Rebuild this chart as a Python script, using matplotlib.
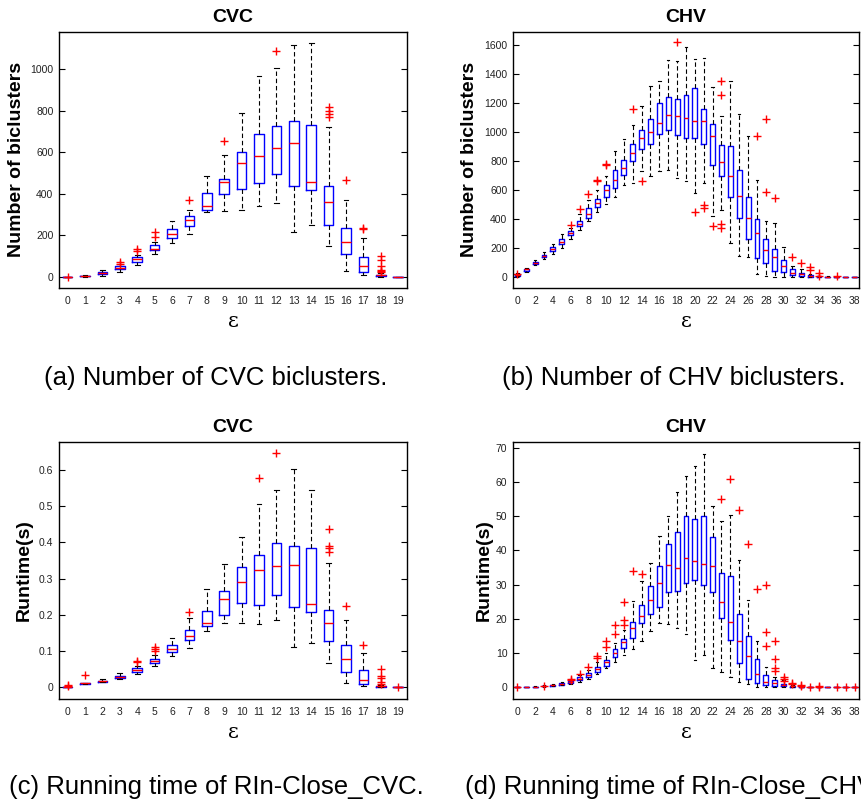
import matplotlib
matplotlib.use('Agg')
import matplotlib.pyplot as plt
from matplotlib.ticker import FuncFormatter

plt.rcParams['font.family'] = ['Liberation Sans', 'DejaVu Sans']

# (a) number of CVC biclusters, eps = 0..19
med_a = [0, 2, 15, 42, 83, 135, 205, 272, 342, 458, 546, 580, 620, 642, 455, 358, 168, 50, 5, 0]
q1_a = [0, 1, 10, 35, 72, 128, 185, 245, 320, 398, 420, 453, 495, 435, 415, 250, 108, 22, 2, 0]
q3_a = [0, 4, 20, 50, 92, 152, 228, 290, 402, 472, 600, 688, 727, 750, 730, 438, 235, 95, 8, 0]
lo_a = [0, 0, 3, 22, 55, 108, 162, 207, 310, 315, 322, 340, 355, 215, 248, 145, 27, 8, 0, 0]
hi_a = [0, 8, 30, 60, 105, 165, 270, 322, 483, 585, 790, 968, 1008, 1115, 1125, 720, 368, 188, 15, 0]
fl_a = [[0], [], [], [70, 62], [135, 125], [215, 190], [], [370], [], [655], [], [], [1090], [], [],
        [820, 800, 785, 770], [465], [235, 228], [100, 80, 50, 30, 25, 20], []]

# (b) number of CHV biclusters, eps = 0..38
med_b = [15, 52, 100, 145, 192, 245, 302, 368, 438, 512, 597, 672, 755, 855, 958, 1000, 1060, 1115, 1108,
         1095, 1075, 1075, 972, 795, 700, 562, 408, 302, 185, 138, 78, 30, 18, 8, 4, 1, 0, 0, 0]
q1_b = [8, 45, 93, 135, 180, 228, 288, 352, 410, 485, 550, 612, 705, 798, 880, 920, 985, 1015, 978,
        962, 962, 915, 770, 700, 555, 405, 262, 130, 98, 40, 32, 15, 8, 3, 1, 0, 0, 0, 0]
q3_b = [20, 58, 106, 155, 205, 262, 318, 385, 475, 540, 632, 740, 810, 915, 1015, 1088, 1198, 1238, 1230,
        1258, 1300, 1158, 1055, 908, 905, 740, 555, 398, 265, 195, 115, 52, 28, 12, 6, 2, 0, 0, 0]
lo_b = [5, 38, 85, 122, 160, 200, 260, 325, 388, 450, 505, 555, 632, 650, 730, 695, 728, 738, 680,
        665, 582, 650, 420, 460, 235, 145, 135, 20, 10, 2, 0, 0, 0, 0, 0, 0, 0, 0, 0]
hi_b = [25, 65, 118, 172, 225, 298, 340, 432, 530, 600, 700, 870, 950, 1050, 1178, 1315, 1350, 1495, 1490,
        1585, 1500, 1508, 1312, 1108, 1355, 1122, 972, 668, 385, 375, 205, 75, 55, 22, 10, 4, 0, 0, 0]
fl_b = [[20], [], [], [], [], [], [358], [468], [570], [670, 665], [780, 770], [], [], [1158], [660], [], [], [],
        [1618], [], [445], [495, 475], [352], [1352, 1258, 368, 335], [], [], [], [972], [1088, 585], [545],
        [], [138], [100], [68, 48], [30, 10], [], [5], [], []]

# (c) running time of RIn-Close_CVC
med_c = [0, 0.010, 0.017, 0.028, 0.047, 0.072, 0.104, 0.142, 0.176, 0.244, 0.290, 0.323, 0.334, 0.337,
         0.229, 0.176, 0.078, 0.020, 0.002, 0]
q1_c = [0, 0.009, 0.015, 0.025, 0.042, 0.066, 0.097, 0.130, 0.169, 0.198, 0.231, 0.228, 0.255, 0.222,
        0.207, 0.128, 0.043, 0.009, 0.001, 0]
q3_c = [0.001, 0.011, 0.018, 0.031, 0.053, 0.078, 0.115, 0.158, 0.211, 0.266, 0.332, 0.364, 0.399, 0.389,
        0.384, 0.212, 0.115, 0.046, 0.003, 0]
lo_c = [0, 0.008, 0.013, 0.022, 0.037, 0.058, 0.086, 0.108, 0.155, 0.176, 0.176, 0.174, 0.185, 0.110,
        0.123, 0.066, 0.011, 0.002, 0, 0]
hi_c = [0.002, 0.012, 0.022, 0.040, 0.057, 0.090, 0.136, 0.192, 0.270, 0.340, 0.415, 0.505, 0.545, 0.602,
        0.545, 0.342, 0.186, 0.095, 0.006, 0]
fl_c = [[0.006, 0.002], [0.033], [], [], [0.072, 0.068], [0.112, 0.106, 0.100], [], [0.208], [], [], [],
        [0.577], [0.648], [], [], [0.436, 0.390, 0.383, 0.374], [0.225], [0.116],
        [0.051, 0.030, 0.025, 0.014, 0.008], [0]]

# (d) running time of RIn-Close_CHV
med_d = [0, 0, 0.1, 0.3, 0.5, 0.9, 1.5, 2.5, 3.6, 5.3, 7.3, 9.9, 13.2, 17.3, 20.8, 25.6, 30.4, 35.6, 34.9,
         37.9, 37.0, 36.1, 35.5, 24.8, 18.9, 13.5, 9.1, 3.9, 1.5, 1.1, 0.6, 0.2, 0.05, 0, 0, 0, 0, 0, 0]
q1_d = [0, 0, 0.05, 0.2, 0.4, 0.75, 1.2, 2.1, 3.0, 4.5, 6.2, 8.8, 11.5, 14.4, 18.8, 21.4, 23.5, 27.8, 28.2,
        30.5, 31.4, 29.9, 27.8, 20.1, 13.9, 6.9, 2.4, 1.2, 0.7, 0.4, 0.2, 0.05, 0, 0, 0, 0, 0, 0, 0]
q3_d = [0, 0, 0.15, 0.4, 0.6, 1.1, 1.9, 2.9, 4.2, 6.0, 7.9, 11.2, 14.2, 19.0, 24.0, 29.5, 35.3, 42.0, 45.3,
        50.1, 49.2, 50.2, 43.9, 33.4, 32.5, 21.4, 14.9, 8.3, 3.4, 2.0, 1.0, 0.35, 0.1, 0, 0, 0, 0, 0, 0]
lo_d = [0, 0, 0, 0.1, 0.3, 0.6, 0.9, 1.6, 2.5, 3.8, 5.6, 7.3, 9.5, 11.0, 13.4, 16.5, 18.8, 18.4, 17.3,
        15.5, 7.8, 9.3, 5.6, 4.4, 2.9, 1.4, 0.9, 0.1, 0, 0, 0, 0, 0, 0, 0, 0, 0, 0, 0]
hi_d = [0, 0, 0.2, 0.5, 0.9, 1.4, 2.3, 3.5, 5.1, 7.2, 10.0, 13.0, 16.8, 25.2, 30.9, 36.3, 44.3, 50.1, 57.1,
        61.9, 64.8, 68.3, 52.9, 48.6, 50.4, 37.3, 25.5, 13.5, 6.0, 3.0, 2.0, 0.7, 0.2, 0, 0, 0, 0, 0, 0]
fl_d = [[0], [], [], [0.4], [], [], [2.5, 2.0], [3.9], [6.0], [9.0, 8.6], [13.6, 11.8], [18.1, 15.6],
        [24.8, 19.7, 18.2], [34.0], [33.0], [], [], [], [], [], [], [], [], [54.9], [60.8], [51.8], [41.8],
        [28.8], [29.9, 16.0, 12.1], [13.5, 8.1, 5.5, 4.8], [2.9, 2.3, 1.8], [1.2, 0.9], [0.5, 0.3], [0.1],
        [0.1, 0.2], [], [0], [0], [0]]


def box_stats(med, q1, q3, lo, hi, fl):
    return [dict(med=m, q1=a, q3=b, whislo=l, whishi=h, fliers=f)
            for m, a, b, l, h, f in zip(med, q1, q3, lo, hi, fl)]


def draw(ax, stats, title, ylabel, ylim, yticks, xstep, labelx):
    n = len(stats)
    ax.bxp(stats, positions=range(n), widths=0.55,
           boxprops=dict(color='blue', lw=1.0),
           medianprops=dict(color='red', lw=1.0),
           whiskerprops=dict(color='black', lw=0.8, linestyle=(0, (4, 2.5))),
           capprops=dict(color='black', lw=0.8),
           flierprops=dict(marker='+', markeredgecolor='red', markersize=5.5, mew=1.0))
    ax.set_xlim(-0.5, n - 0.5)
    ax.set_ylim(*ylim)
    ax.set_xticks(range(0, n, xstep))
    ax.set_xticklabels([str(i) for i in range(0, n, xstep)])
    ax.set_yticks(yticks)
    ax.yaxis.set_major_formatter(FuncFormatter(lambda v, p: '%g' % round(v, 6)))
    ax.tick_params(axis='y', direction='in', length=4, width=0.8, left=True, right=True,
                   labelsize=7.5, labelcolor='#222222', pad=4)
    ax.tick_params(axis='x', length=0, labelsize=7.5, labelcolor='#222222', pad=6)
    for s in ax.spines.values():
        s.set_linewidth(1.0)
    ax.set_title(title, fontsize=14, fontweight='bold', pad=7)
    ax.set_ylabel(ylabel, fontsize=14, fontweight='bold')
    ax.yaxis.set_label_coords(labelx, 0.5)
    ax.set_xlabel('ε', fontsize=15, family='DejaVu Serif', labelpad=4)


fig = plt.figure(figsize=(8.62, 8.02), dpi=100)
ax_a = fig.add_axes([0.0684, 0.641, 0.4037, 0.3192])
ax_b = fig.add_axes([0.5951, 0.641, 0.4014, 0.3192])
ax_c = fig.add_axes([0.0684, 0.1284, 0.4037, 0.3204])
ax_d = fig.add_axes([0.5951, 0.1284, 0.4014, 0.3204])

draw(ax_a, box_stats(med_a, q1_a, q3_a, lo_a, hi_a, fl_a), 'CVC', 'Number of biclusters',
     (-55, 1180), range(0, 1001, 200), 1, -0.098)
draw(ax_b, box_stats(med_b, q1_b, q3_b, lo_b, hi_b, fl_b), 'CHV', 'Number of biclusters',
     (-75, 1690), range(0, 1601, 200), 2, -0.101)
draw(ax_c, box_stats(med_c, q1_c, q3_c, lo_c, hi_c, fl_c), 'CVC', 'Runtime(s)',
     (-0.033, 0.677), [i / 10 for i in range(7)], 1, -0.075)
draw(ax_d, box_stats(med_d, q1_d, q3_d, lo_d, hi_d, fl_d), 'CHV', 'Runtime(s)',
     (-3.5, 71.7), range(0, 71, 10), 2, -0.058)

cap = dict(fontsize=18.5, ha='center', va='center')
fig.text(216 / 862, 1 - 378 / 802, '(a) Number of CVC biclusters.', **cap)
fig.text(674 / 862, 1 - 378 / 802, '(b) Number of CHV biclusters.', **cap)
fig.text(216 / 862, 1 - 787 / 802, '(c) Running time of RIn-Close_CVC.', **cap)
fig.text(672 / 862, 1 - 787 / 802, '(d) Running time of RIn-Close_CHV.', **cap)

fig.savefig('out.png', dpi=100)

______________________________

▶ **Exercise requirements**:
Check every line for "matplotlib" and show the ones that have it.

▶ **Reply to the task**:
Rebuild this chart as a Python script, using matplotlib.
import matplotlib
matplotlib.use('Agg')
import matplotlib.pyplot as plt
from matplotlib.ticker import FuncFormatter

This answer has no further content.